The celebratory comeback from down in the dumps has come and gone – with the World Championship bronze in 2017 and Asian Games medal in 2018. (File)

Ohori played out of her skin in closing out the 21-13, 15-21, 22-20 match and fell to the floor in relief. Saina Nehwal stood there, gulping down her emotion, as yet another 20-19 situation left her on the dire side of the bargain. It’s the 13th time in 15 instances of 20-19 or 22-21, over the last three years, that Saina Nehwal has tasted such a defeat.

That she gets herself into that position to fight – sometimes holding match points, and frittering them, at others giving it her all but falling in the fight nevertheless in vain – is a testimony to Nehwal’s uncrumbling desire to play and win. The crumbled confidence though, is what makes the headlines and social media updates.

Pin-point execution of strategy, and a body that could back her gameplan of parrying away two distinct left-handed games – He Bingjiao being wholly different in her strokes and style from Ohori – defined the two near hour-long contests.

Indonesian badminton twitter, the chattiest, most observant in the world, was abuzz on Thursday after Nehwal beat He Bingjiao about the star of ‘2008 vintage’ (when she played at the Beijing Olympics), marvelling at how despite her slow footwork, she was still having one right go at the top Chinese. 2008 is what Indonesians associate with their adored doubles legend Hendra Setiawan – one half of Daddies. Nehwal who made a hat-trick of finals at the Indonesia Open is quite a favourite at the hallowed Istora stadium, but the Jiao win brought a flutter of much younger fans, looking her up on results from a decade ago.

So where’s her game at, really? Saina Nehwal can trouble the best in the world on the sheer strength of her mental aggression and court composure. The smash kill isn’t too shabby in fast shuttle courts. She’s played a handful of three setters, and doesn’t back off from a decider scrap if things reach 15-all.

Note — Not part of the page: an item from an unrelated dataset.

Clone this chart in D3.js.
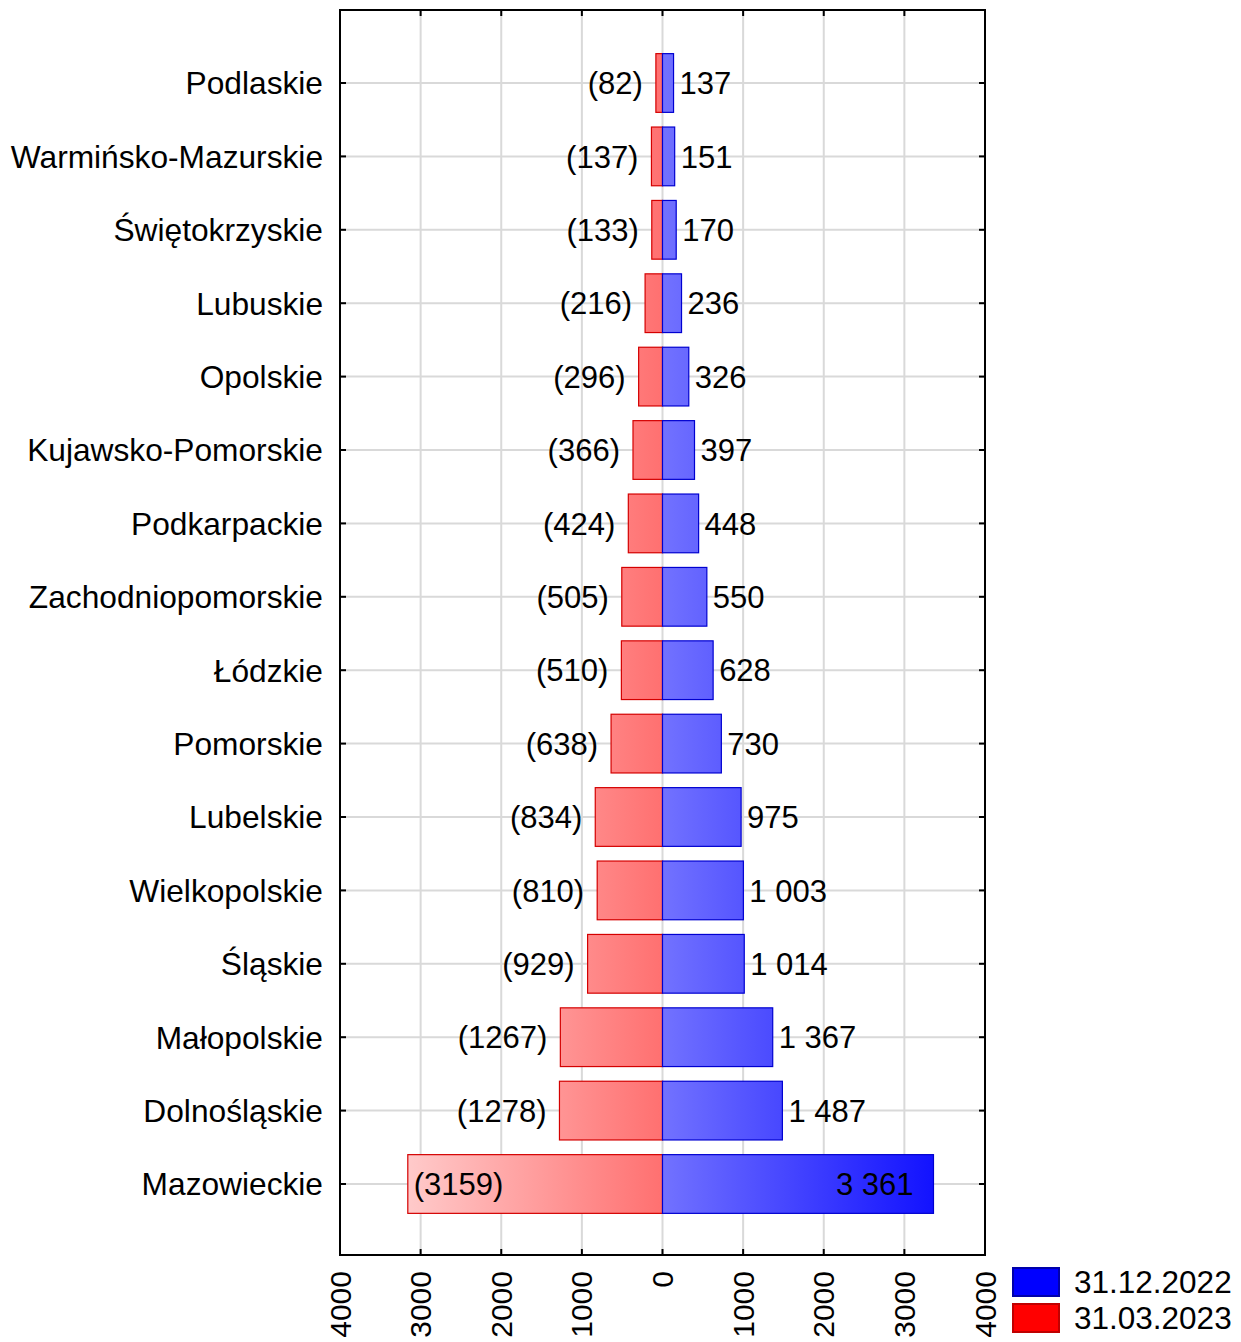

She hasn’t won often from 20-19 though. Still reeling from how she was treated by a country that was too eager to cast her away, and move on (to no-one knows which next player), maybe the confidence crisis has left an irreparable crack in the mirror. Nehwal and Kashyap believe she can still contend for title, and there’s 60 percent she can improve. She still thinks she can run PV Sindhu close in the delicious domestic rivalry. The door slammed on her face – you can still hear her persistent knocks. Knowing Saina Nehwal, she would want to kick it open, rather than wait for anyone to politely invite her in. Even the best teachers know that particular quality can’t be taught.